The paper identifies Aut$(\Lambda)$, the automorphism group of the lattice of string charges on the 6D SCFT tensor branch, as the key discrete data governing global/gauge symmetries and moduli-space structure. Using F-theory realizations, it decomposes Aut$(\Lambda)$ into endpoint/capacitance factors and analyzes how Higgs/Higgs-branch tuning and RG flows affect these symmetries. It then explores the implications for compactifications, including Seiberg-like dualities in 4D, twisted sectors in 2D, and consistent discrete quotients/orientifolds that yield new lower-dimensional SCFTs, with explicit treatments of A-, D-, and E-type class $\mathcal{S}_{\Gamma}$ theories. The work provides a framework to understand how discrete lattice automorphisms shape the landscape of lower-dimensional theories descended from 6D SCFTs and highlights rich avenues for future study of dualities and orientifold-like constructions in these systems.

Abstract

All known interacting 6D superconformal field theories (SCFTs) have a tensor branch which includes anti-chiral two-forms and a corresponding lattice of string charges. Automorphisms of this lattice preserve the Dirac pairing and specify discrete global and gauge symmetries of the 6D theory. In this paper we compute this automorphism group for 6D SCFTs. This discrete data determines the geometric structure of the moduli space of vacua. Upon compactification, these automorphisms generate Seiberg-like dualities, as well as additional theories in discrete quotients by the 6D global symmetries. When a perturbative realization is available, these discrete quotients correspond to including additional orientifold planes in the string construction.

Figures (5)

• Figure 1: The two quiver phases of A-type class $\mathcal{S}_\Gamma$ theories compactified on a $T^2$. In addition, the effect of quotienting by the global symmetries associated to the outer automorphisms is shown. On the left the reduction on the tensor branch yields $(N-1)$$SU(k+1)$ gauge nodes and two $SU(k+1)$ flavor symmetry factors. On the right the affine quiver with $(k+1)$$SU(N)$ gauge nodes. The segments represent standard $\mathcal{N} =2$ hypermultiplets in the bifundamental representation.
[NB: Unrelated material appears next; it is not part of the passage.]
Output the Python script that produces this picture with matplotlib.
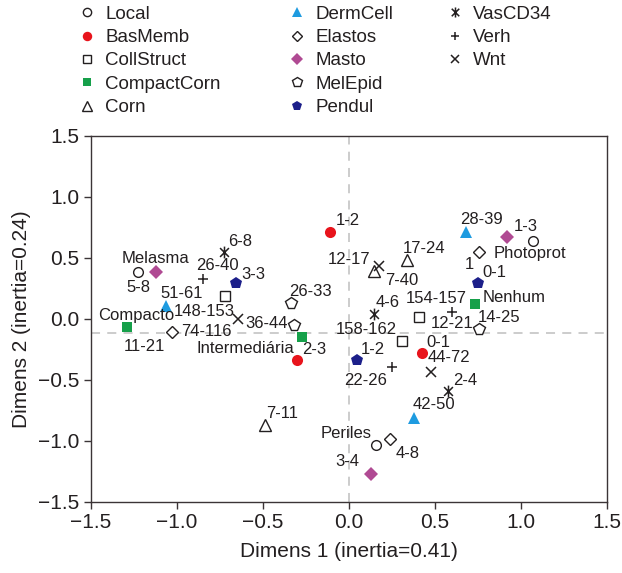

• Figure 2: Suspended brane configurations for discrete quotients of the A-type class $\mathcal{S}_\Gamma$ theories on the tensor branch. We depict linear symmetric suspended branes configurations of D4 (in black) filling $x^{0},\ldots, x^{3}$ and extended along $x_{6}$, NS5 branes (in blue) filling $x^{0},\ldots, x^{3}$, wrapping $x^{4},x^{5}$ (i.e. the two torus directions), and probing $x^{6}$, O6$^{-}$$+$ 2D6 (in red) filling $x^{0},\ldots, x^{3}$ and extended along $x_{7},x_{8}, x_{9}$. The other configurations are given by moving the O6$^{-}$$+$$2$D6 on top of an NS5 brane, or by moving one NS5 brane inside the O6$^{-}$$+$$2$D6 system depending on whether $k$ and $N$ are even or odd. In this figure, only the physical branes have been illustrated. However in the presence of orientifold $O6^{-}$ there is an equivalent mirror image of the brane system, which in the affine cases makes the quiver circular, and the $x_{6}$ direction compact.
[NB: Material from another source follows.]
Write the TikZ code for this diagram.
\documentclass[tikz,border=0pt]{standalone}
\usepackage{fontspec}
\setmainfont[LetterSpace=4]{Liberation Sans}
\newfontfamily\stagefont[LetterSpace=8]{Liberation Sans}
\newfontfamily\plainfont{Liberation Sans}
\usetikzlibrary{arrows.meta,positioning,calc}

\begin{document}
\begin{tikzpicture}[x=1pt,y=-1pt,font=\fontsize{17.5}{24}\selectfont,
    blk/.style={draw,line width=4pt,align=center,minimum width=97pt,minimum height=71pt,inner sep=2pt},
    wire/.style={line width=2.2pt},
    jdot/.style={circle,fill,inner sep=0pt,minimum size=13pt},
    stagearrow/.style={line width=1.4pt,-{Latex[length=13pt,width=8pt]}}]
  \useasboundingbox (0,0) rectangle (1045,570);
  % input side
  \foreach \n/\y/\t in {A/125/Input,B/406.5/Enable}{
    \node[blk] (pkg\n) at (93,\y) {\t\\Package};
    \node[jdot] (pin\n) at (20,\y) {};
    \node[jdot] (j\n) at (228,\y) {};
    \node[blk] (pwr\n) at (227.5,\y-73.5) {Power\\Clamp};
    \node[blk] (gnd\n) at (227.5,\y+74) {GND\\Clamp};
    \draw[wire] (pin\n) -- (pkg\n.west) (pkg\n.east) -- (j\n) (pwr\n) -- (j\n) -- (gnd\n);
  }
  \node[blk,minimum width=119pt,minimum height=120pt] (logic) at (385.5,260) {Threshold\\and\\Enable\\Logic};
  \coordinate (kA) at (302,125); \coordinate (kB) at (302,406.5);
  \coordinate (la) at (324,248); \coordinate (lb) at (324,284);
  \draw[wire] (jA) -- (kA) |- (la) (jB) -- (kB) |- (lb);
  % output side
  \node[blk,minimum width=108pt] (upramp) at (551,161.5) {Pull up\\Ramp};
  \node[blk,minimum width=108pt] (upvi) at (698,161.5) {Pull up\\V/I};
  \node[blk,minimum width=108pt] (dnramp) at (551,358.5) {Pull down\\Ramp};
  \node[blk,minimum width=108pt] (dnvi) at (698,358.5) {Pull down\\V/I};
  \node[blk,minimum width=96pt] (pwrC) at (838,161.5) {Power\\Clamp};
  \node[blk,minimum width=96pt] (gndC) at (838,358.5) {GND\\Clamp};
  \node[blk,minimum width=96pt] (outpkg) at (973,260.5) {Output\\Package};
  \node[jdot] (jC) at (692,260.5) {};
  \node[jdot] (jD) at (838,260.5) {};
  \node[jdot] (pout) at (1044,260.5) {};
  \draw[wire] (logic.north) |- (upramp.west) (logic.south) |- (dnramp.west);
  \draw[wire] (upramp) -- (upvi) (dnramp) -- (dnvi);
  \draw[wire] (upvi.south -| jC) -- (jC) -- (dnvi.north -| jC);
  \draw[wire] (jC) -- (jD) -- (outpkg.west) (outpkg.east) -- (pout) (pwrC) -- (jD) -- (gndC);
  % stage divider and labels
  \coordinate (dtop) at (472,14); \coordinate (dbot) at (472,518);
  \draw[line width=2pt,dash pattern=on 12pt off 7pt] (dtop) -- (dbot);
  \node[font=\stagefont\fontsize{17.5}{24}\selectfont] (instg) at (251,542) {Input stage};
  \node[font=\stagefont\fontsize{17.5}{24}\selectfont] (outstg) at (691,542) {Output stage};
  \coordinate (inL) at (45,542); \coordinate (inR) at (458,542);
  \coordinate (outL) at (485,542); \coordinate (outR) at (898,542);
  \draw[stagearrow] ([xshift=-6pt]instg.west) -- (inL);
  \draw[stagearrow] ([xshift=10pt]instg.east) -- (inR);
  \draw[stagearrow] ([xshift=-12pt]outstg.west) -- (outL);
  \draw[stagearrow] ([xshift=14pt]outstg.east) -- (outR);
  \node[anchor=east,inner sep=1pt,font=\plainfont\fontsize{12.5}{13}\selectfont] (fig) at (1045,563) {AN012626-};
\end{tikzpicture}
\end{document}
• Figure 3: Resulting quiver theories for A-type class $\mathcal{S}_\Gamma$ theories associated with the brane systems in \ref{['fig:Bs1']}. On the left the reduction on the tensor branch to 4D, on the right the reduction at the fixed point. The possible cases are listed depending on $k$ and $N$ even or odd. The double box labeling some matter on the right or left gauge nodes stands for a full antisymmetric hypermultiplet.
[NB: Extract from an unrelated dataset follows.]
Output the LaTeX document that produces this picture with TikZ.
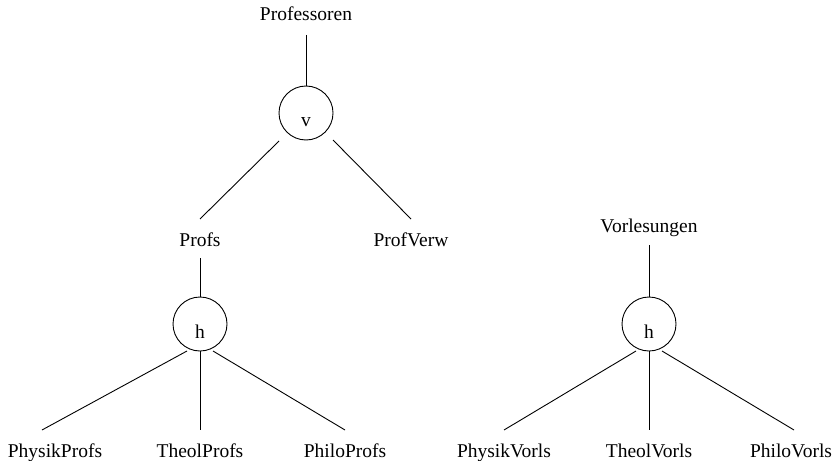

• Figure 4: D-type quiver theories. On top the unquotiented theories in the tensor branch phase (left) and affine phase (right). On the bottom the two cases depending on $N$ being even or odd for the two corresponding phases. The segments represents standard $\mathcal{N}=2$ hypermultiplets, when the $1/2$ appears on a link it stands for half hypermultiplet. The label “ CM” means that it is not just an hypermultiplet, but generalized matter coming from compactification of the conformal matter given by the two connected gauge nodes.
• Figure 5: Quiver theories obtained from a discrete quotient of $E_6$-type class $\mathcal{S}_\Gamma$ theories reduced on a $T^2$ with a discrete quotient. On top the unquotiented theories in the tensor branch phase (left) and affine phase (right). On the bottom the two cases depending on $N$ being even or odd for the two corresponding phases. The segments represents standard $\mathcal{N}=2$ hypermultiplets, when the $1/2$ appears on a link it stands for half hypermultiplet. The label “ CM” denotes generalized matter coming from compactification of the 6D conformal matter.